WHAT TO WORK ON: Repeat the listing that follows, character for character, minus the pictures.

RECORDED INFORMATION:
§

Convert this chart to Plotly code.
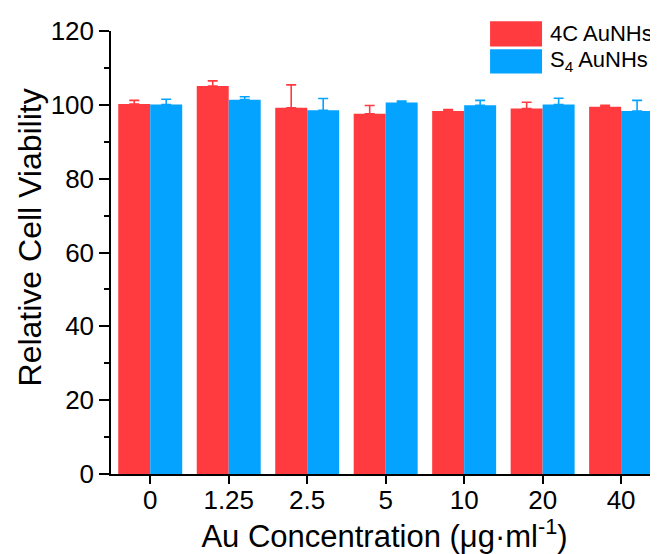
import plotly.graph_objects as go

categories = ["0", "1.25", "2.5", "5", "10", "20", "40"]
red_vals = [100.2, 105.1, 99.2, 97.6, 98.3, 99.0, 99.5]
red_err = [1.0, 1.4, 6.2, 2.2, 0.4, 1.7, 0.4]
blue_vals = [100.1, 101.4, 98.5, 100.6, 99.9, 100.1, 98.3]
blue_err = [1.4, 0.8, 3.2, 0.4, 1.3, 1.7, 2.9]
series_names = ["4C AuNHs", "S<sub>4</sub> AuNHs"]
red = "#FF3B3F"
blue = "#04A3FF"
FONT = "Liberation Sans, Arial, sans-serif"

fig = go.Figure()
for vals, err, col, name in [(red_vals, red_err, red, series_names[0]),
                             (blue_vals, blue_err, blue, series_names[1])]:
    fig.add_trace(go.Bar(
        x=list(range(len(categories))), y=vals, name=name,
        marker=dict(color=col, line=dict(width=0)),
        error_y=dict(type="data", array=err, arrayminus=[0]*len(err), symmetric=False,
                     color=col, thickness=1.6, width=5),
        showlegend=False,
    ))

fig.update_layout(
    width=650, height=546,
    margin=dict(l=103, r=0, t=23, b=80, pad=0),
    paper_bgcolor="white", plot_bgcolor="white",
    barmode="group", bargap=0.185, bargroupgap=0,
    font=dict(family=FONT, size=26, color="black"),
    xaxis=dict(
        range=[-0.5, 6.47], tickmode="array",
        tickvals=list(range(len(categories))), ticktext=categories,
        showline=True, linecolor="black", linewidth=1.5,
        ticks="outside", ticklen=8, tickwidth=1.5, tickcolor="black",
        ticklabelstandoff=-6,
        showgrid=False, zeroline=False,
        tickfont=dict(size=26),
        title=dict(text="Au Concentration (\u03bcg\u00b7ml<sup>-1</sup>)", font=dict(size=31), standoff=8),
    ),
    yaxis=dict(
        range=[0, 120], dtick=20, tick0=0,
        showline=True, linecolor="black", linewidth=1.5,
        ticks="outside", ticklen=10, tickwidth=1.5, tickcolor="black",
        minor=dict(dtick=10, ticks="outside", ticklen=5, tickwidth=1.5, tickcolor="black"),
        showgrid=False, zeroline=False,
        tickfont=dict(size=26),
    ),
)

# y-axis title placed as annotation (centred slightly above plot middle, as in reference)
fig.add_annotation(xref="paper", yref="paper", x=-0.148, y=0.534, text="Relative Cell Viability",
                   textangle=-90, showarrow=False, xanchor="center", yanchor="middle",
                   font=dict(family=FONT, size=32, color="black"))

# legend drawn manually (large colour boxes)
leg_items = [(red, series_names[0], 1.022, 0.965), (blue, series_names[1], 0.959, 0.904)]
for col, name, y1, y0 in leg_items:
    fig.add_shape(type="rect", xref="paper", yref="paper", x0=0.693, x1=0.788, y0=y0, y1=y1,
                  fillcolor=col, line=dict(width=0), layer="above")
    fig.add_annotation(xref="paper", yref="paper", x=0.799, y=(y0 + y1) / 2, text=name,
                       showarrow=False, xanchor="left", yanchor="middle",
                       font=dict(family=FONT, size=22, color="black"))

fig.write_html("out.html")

§

FULL RESPONSE:
Convert this chart to Plotly code.
import plotly.graph_objects as go

categories = ["0", "1.25", "2.5", "5", "10", "20", "40"]
red_vals = [100.2, 105.1, 99.2, 97.6, 98.3, 99.0, 99.5]
red_err = [1.0, 1.4, 6.2, 2.2, 0.4, 1.7, 0.4]
blue_vals = [100.1, 101.4, 98.5, 100.6, 99.9, 100.1, 98.3]
blue_err = [1.4, 0.8, 3.2, 0.4, 1.3, 1.7, 2.9]
series_names = ["4C AuNHs", "S<sub>4</sub> AuNHs"]
red = "#FF3B3F"
blue = "#04A3FF"
FONT = "Liberation Sans, Arial, sans-serif"

fig = go.Figure()
for vals, err, col, name in [(red_vals, red_err, red, series_names[0]),
                             (blue_vals, blue_err, blue, series_names[1])]:
    fig.add_trace(go.Bar(
        x=list(range(len(categories))), y=vals, name=name,
        marker=dict(color=col, line=dict(width=0)),
        error_y=dict(type="data", array=err, arrayminus=[0]*len(err), symmetric=False,
                     color=col, thickness=1.6, width=5),
        showlegend=False,
    ))

fig.update_layout(
    width=650, height=546,
    margin=dict(l=103, r=0, t=23, b=80, pad=0),
    paper_bgcolor="white", plot_bgcolor="white",
    barmode="group", bargap=0.185, bargroupgap=0,
    font=dict(family=FONT, size=26, color="black"),
    xaxis=dict(
        range=[-0.5, 6.47], tickmode="array",
        tickvals=list(range(len(categories))), ticktext=categories,
        showline=True, linecolor="black", linewidth=1.5,
        ticks="outside", ticklen=8, tickwidth=1.5, tickcolor="black",
        ticklabelstandoff=-6,
        showgrid=False, zeroline=False,
        tickfont=dict(size=26),
        title=dict(text="Au Concentration (\u03bcg\u00b7ml<sup>-1</sup>)", font=dict(size=31), standoff=8),
    ),
    yaxis=dict(
        range=[0, 120], dtick=20, tick0=0,
        showline=True, linecolor="black", linewidth=1.5,
        ticks="outside", ticklen=10, tickwidth=1.5, tickcolor="black",
        minor=dict(dtick=10, ticks="outside", ticklen=5, tickwidth=1.5, tickcolor="black"),
        showgrid=False, zeroline=False,
        tickfont=dict(size=26),
    ),
)

# y-axis title placed as annotation (centred slightly above plot middle, as in reference)
fig.add_annotation(xref="paper", yref="paper", x=-0.148, y=0.534, text="Relative Cell Viability",
                   textangle=-90, showarrow=False, xanchor="center", yanchor="middle",
                   font=dict(family=FONT, size=32, color="black"))

# legend drawn manually (large colour boxes)
leg_items = [(red, series_names[0], 1.022, 0.965), (blue, series_names[1], 0.959, 0.904)]
for col, name, y1, y0 in leg_items:
    fig.add_shape(type="rect", xref="paper", yref="paper", x0=0.693, x1=0.788, y0=y0, y1=y1,
                  fillcolor=col, line=dict(width=0), layer="above")
    fig.add_annotation(xref="paper", yref="paper", x=0.799, y=(y0 + y1) / 2, text=name,
                       showarrow=False, xanchor="left", yanchor="middle",
                       font=dict(family=FONT, size=22, color="black"))

fig.write_html("out.html")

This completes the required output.